From: Mark Leisher (
Date: Wed Dec 03 1997 - 16:42:50 EST

    Robert> Rather than byte-swapping the text to be searched, byte-swap
    Robert> the search pattern. Works fine for simple
    Robert> patterns/alternatives, fails miserably for ranges. :-) Hi,

That is actually what I am working on now. I was fishing for other
ideas :-)

    Robert> The argument that the data might need to be pre-massaged to
    Robert> deal with composed vs uncomposed (or whatever) is moot,
    Robert> being orthogonal: this can happen regardless of whether the
    Robert> concrete encoding is UCS-2, UCS-2-Intel, or UTF. (Or UCS-4)

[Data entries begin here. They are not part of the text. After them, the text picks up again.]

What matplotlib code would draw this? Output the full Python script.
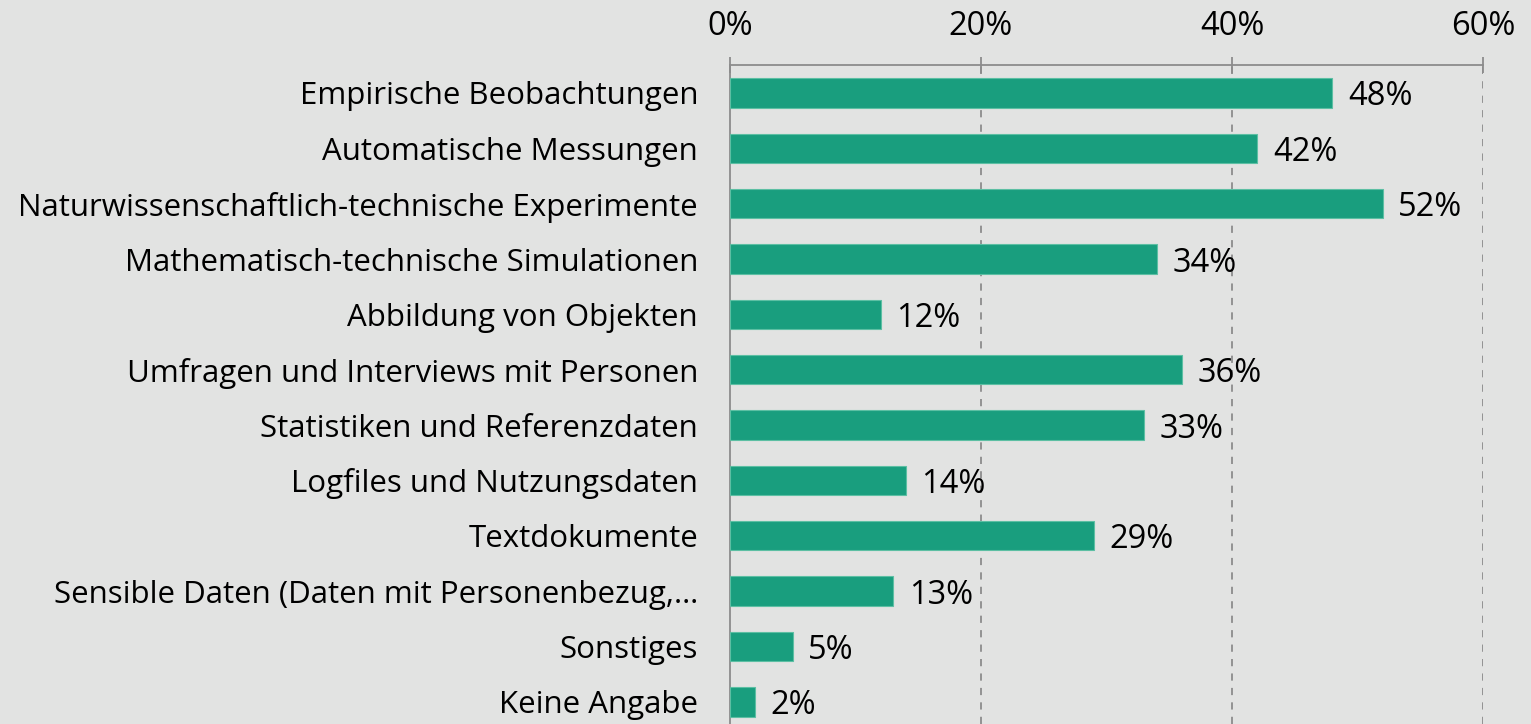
import matplotlib.pyplot as plt

categories = [
    "Empirische Beobachtungen",
    "Automatische Messungen",
    "Naturwissenschaftlich-technische Experimente",
    "Mathematisch-technische Simulationen",
    "Abbildung von Objekten",
    "Umfragen und Interviews mit Personen",
    "Statistiken und Referenzdaten",
    "Logfiles und Nutzungsdaten",
    "Textdokumente",
    "Sensible Daten (Daten mit Personenbezug,\u2026",
    "Sonstiges",
    "Keine Angabe",
]
values = [48, 42, 52, 34, 12, 36, 33, 14, 29, 13, 5, 2]
ticks = [0, 20, 40, 60]

bg = "#e2e3e2"
bar_color = "#199e7e"

plt.rcParams["font.family"] = ["Open Sans", "DejaVu Sans"]

fig = plt.figure(figsize=(15.31, 7.24), dpi=100, facecolor=bg)
ax = fig.add_axes([730 / 1531, 0, (1483 - 730) / 1531, 1 - 65 / 724])
ax.set_facecolor(bg)

y = list(range(len(categories)))
ax.barh(y, values, height=0.53, color=bar_color, edgecolor="#5cbfa3", linewidth=0.8, zorder=3)

for yi, v in zip(y, values):
    ax.text(v + 1.25, yi, f"{v}%", va="center_baseline", ha="left", fontsize=23.5, color="black", zorder=4)

ax.set_xlim(0, 60)
ax.set_ylim(11.4, -0.505)
ax.set_yticks(y)
ax.set_yticklabels(categories, fontsize=22.5)
ax.tick_params(axis="y", length=0, pad=23)

ax.xaxis.tick_top()
ax.set_xticks(ticks)
ax.set_xticklabels([f"{t}%" for t in ticks], fontsize=23.5)
ax.tick_params(axis="x", direction="inout", length=12, width=1.3, color="#8c8c8c", pad=10)

for t in ticks[1:]:
    ax.axvline(t, color="#8c8c8c", linestyle=(0, (4, 4)), linewidth=1.3, zorder=1)

for side in ["right", "bottom"]:
    ax.spines[side].set_visible(False)
for side in ["top", "left"]:
    ax.spines[side].set_color("#8c8c8c")
    ax.spines[side].set_linewidth(1.3)

fig.savefig("out.png", dpi=100, facecolor=bg)
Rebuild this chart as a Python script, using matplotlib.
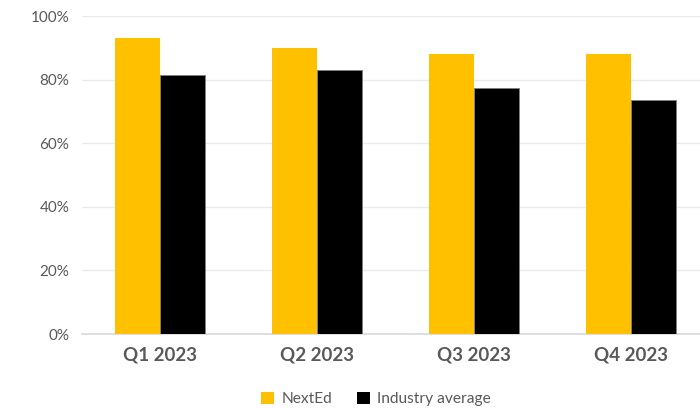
import matplotlib
matplotlib.use("Agg")
import matplotlib.pyplot as plt
from matplotlib.patches import Patch
from matplotlib.ticker import FuncFormatter
import numpy as np

categories = ["Q1 2023", "Q2 2023", "Q3 2023", "Q4 2023"]
nexted = [93.0, 89.8, 88.2, 88.2]
industry = [81.3, 83.0, 77.4, 73.6]
series_names = ["NextEd", "Industry average"]
yticks = [0, 20, 40, 60, 80, 100]

plt.rcParams['font.family'] = ['Lato', 'DejaVu Sans']

fig = plt.figure(figsize=(7.0, 4.08), dpi=100)
ax = fig.add_axes([82/700, 74/408, 618/700, 318/408])

x = np.arange(len(categories))
w = 0.287
ax.bar(x - w/2, nexted, width=w, color="#FFC000", zorder=3)
ax.bar(x + w/2, industry, width=w, color="#000000", edgecolor="#7f7f7f", linewidth=0.6, zorder=3)

ax.set_xlim(-0.497, 3.44)
ax.set_ylim(0, 100)
ax.set_yticks(yticks)
ax.yaxis.set_major_formatter(FuncFormatter(lambda v, p: f"{int(v)}%"))
ax.grid(axis='y', color="#ebebeb", linewidth=1.0, zorder=0)
for s in ["top", "right", "left"]:
    ax.spines[s].set_visible(False)
ax.spines["bottom"].set_color("#d9d9d9")
ax.spines["bottom"].set_linewidth(1.2)
ax.tick_params(axis='both', length=0)
ax.tick_params(axis='y', labelsize=11, labelcolor="#595959", pad=9)
ax.set_xticks(x)
ax.set_xticklabels(categories, fontsize=13.5, fontweight='bold', color="#595959")
ax.tick_params(axis='x', pad=9)

handles = [Patch(facecolor="#FFC000"), Patch(facecolor="#000000")]
fig.legend(handles, series_names, loc='center', bbox_to_anchor=(376/700, 1 - 399/408),
           ncol=2, frameon=False, fontsize=11.2, labelcolor="#595959",
           handlelength=0.85, handleheight=0.85, handletextpad=0.45, columnspacing=1.6)

fig.savefig("out.png", dpi=100)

    Robert> UTF-8 is indeed the fastest, because (as I've pointed out on
    Robert> other occasions) it is network/disk/whatever bandwidth that
    Robert> will always be the limiting factor. The CPU can then unravel
    Robert> UTF into whatever format you want 2-3 orders of magnitude
    Robert> faster than any external interface will ever be. (Since
    Robert> they both scale, but CPU scales faster and further :-)

Let me see if I have this right. You are saying:
1. UTF-8 is fastest because no byte swapping is necessary.
2. Normalization will be needed no matter the encoded form.
3. Changing text to some other form is no problem once in memory.